If nothing else, Caster Semenya has earned the respect of thousands of spectators this week. Showing amazing poise under the intense spotlight which has rightly or wrongly been glaring on her throughout the duration of these World Championships in Berlin.
The newly-crowned 800m world champion has been the subject of increased speculation over her gender. After making headlines when she set a sensational time of 1:56:72 at the African Junior Championships in Mauritius.
In doing so the 18-year-old had set the fastest time worldwide in the 800m this year, and prompted the International Association of Athletics Federation to demand the South African Athletics Federation carry out testing to ascertain the gender of Semenya.
Since July, Semenya has been caught up in a media whirlwind after claiming gold in the final of the 800m at the World Championships in Berlin. The matter has been handled in a very public way, leaving the athlete under intense scrutiny.
According to IAAF spokesman, Nick Davies, there has been "no suggestion" that the athlete is male and is guilty of cheating by covering up her true gender. Instead, the test will focus on the whether the athlete has a chromosomal disorder.
The examination is not a simple process as it requires in-depth testing to determine the sex of the South African. In truth, it is not uncommon for a woman to born with both male organs or chromosomes, (vice versa for a man).
There are over 60,000 inter-sex people in the world today, so this condition is not unheard of in our society. It occurs in males who are born with XX chromosomes and alternatively with females who have the XY chromosomes. Whether this is the case with Semenya, only the results will tell us.
So far she has only been judged on her external appearance, which strikes the chord of being extremly unfair and inhumane. The girl is powerfully built and clearly has real talent. Nevertheless the IAAF will persevere with their medical examinations with no outcome predicted for some time yet.
If the results yield an abnormal amount of male chromosomes in the athlete’s genetic make-up then the question of a suitable course of action will undoubtedly spark much debate. Should she be stripped of her gold medal?
Leonard Chuene, president of the SAAF, told the media that Semenya’s only crime "was to be born." It reflects poorly on society today that such an inquisition has been held so publicly.
Even before the final of the 800m had commenced, the IAAF had announced that an inquiry into the South African’s gender was to be held. The timing of the announcement couldn’t be any more insensitive, coming days before the biggest race of her young life.
The treatment of the 800m star has been despicable with the complete abandonment of the principal; "innocent until proven guilty." The question has to be raised, if the athlete dubbed 'Our Golden Girl' by a local South African paper, had instead crashed out in the heats of the 800m in Berlin, would there be such controversy over her gender?
The gold medallist deserves credit. She coped admirably under the glare of judgemental eyes examining her features trying to assess was she a male or female. Even amongst her fellow athletes she received criticism with Italian 800m runner, Elisa Piccone, insisting Samenya "is not a woman."

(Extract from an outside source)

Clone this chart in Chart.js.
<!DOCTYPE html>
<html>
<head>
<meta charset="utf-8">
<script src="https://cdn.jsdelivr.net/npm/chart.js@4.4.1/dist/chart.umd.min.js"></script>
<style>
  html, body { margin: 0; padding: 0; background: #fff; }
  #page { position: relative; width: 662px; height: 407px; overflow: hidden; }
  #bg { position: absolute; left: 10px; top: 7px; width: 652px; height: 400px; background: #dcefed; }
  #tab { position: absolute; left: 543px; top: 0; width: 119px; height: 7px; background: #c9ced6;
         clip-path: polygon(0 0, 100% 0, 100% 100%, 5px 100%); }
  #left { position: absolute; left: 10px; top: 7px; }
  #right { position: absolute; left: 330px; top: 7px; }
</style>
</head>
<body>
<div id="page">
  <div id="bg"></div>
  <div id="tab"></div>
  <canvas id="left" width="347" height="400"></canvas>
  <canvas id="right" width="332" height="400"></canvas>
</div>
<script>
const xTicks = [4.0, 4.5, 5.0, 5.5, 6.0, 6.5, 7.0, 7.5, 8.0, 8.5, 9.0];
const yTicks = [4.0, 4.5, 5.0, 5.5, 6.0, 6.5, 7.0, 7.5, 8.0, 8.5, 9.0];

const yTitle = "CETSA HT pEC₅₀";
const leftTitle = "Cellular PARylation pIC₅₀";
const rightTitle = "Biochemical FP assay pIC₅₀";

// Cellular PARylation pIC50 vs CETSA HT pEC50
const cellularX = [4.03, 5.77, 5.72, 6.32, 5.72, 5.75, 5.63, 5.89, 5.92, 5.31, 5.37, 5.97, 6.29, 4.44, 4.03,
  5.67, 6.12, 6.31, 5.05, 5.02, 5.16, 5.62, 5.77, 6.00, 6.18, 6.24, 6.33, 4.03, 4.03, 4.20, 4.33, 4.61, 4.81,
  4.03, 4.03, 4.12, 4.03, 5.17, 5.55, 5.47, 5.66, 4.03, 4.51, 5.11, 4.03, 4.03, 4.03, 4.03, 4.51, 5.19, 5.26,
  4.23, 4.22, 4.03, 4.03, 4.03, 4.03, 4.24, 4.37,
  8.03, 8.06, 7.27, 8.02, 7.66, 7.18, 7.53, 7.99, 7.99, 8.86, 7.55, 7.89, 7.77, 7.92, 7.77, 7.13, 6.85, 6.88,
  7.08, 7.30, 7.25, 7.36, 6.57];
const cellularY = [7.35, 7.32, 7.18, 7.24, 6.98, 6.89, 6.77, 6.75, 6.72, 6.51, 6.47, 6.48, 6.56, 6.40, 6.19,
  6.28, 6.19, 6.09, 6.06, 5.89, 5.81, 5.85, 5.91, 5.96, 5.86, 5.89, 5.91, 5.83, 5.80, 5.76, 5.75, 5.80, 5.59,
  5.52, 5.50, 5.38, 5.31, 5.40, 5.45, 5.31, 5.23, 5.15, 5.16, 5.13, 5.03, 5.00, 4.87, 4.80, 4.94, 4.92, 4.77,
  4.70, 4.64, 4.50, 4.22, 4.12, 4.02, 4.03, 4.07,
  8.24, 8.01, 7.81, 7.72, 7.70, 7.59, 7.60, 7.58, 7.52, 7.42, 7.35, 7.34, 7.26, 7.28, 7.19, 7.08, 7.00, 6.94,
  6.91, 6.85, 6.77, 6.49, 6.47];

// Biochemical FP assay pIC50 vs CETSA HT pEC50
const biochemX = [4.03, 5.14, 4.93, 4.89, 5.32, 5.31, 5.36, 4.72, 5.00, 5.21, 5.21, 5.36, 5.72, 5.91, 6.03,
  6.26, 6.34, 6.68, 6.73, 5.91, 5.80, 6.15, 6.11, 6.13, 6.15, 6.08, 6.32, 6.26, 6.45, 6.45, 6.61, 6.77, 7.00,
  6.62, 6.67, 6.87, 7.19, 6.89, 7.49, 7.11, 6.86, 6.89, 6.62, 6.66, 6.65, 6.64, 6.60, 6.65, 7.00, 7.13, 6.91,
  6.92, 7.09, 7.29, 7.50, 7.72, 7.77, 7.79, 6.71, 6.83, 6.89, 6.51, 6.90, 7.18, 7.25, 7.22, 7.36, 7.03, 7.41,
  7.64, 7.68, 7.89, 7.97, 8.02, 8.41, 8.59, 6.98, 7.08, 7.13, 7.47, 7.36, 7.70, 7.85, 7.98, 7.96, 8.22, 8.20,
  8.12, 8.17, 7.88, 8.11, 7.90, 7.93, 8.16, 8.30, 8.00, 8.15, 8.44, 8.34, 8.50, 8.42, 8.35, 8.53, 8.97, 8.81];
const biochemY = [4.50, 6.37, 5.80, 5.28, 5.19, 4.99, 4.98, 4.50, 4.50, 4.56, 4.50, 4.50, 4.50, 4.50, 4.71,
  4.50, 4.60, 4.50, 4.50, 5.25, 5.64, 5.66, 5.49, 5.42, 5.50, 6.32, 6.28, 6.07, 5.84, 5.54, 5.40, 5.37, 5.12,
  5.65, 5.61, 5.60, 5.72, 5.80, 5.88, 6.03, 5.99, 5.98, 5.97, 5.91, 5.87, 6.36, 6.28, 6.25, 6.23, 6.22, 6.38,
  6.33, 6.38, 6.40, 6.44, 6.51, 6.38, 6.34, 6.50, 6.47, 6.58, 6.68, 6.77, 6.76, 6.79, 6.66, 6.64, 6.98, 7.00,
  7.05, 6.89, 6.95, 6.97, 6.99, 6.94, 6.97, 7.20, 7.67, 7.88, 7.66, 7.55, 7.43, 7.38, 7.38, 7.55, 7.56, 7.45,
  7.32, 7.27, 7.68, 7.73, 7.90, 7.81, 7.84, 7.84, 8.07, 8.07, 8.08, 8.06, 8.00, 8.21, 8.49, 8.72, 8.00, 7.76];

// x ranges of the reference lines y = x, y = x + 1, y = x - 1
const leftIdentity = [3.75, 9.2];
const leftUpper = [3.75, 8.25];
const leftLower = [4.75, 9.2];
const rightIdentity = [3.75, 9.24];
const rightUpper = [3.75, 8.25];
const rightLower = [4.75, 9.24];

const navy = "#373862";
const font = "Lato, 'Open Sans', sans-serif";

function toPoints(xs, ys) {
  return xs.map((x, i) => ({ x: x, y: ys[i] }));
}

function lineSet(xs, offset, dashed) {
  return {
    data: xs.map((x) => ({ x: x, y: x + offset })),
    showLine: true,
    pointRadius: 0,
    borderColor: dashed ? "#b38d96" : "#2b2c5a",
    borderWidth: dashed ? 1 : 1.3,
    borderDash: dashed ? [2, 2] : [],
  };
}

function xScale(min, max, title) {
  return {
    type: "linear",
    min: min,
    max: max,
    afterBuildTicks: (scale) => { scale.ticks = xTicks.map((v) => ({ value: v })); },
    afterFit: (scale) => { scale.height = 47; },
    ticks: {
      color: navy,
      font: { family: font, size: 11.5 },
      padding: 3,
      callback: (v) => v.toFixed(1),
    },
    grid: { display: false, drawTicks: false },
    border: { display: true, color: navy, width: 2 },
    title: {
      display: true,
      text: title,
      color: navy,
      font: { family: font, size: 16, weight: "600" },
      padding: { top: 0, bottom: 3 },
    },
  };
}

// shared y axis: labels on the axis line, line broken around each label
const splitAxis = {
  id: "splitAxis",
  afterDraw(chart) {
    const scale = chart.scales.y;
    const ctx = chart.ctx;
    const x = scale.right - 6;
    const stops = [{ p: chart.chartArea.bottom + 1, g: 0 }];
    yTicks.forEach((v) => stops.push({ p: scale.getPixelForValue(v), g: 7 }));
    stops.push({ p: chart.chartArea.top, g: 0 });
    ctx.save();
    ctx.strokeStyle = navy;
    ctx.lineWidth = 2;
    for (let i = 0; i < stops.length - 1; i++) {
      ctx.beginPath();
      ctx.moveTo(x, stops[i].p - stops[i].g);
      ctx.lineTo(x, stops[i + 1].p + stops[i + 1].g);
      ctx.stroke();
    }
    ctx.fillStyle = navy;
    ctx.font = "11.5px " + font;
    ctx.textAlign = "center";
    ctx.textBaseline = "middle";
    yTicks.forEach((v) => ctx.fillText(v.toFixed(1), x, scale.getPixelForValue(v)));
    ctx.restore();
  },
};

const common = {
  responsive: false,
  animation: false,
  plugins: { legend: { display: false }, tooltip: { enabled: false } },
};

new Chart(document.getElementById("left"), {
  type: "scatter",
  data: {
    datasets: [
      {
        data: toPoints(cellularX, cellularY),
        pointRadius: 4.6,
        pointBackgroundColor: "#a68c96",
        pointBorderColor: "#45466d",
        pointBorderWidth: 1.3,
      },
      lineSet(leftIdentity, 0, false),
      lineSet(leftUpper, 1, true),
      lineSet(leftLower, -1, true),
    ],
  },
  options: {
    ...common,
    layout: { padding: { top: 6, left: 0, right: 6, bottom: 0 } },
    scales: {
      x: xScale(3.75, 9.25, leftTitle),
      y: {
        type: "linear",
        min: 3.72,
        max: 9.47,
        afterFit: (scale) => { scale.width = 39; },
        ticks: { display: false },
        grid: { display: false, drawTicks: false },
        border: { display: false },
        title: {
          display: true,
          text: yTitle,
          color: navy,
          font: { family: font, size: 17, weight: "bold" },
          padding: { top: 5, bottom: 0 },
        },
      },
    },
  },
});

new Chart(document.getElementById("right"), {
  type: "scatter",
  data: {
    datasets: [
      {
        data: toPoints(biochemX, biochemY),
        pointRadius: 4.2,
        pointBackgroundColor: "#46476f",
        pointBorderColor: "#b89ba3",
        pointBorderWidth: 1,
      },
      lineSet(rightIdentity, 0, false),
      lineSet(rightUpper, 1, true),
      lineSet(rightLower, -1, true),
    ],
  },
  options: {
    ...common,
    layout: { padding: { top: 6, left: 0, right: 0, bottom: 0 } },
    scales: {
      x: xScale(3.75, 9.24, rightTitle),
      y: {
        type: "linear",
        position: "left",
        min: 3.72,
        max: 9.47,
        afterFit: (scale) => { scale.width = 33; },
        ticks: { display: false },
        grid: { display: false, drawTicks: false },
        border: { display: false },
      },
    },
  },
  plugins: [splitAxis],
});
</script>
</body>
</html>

British bronze medallist, Jenny Meadows, offered her opinion on the situation, sympathizing with the unfortunate plight of the teenager.
"I just feel sorry for Caster," said Meadows who was 3/100s of a second away from a silver medal. "It's not a nice position to be in. It's for the IAAF and South African federation to sort that out. I don't think she should have been put in that position at all."
The runner has received firm backing from members of her family, the SAAF and fellow athletes who have all offered messages of support during the turmoil. The situation needs to be diffused sooner rather than later, with the matter preferably be dealt with away from prying eyes of the media.